An empowered tri-service commander would prioritise and allocate such tasks in order to avoid wasteful duplication of capabilities.
Another example of waste is airspace defence, for which the air force is allocated almost half the capital budget; yet the army and navy spend prolifically on air defence systems, almost as if the air force was not there.
This is also true of surveillance, where each service is creating expensive capabilities. The truth, as one general says, is, "You require two eyes to see. You don't need six eyes."
Meanwhile, without a tri-service commander, there are no joint operational tools to deal with contingencies like a high-impact terror strike in India or a political assassination.
An Osama-style operation, with the three services operating in tandem, is currently inconceivable.
In the absence of a tri-service commander, army, navy and air force interests govern crucial decisions, rather than the larger military interest.
In the COSC, where the three service chiefs sit together equally, they know unanimity is essential for the defence ministry to accept a decision.
Consequently, they negotiate vital procurement decisions through quid pro quos with other services, rather than through a hard-nosed, joint evaluation of alternatives.

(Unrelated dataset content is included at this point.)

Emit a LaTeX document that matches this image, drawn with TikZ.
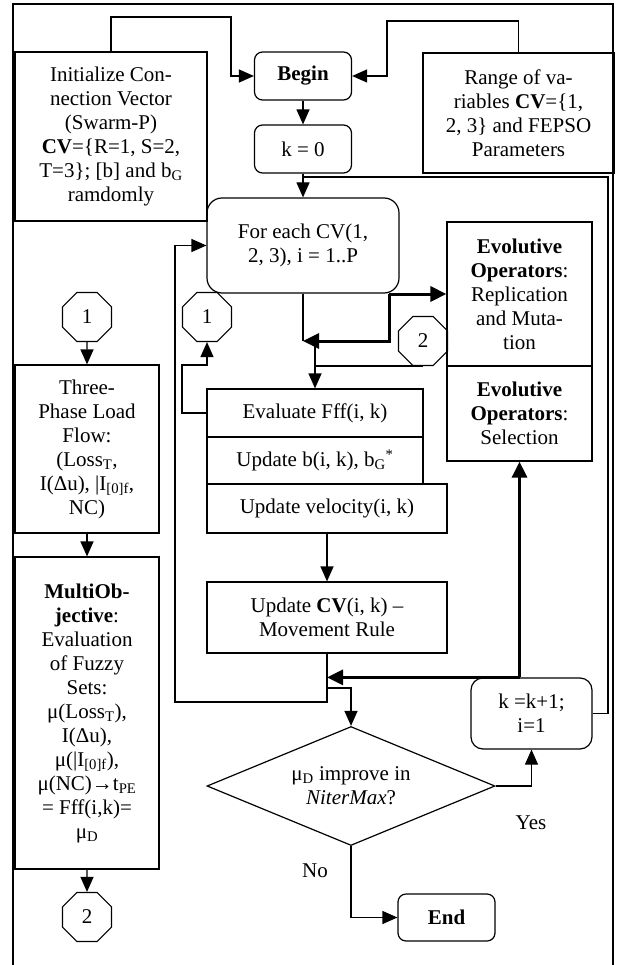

When the army wanted a Rs 68,000 crore mountain strike corps (MSC) for the Sino-Indian border, there was no rigorous, tri-service evaluation of whether China could be deterred through other means, such as a naval blockade in the Malacca Strait, or through nuclear signalling.
Nor did the army evaluate whether one of its three existing plains strike corps could be reconfigured into an MSC.
Instead, the navy and air force agreed to pass the MSC proposal in exchange for army concessions elsewhere, arriving clubbily at the lowest common denominator of capability creation.
A new government might have the energy to kick-start jointmanship.
The appointment of an empowered tri-service commander, whether CDS or permanent chairman COSC, would be a good place to begin.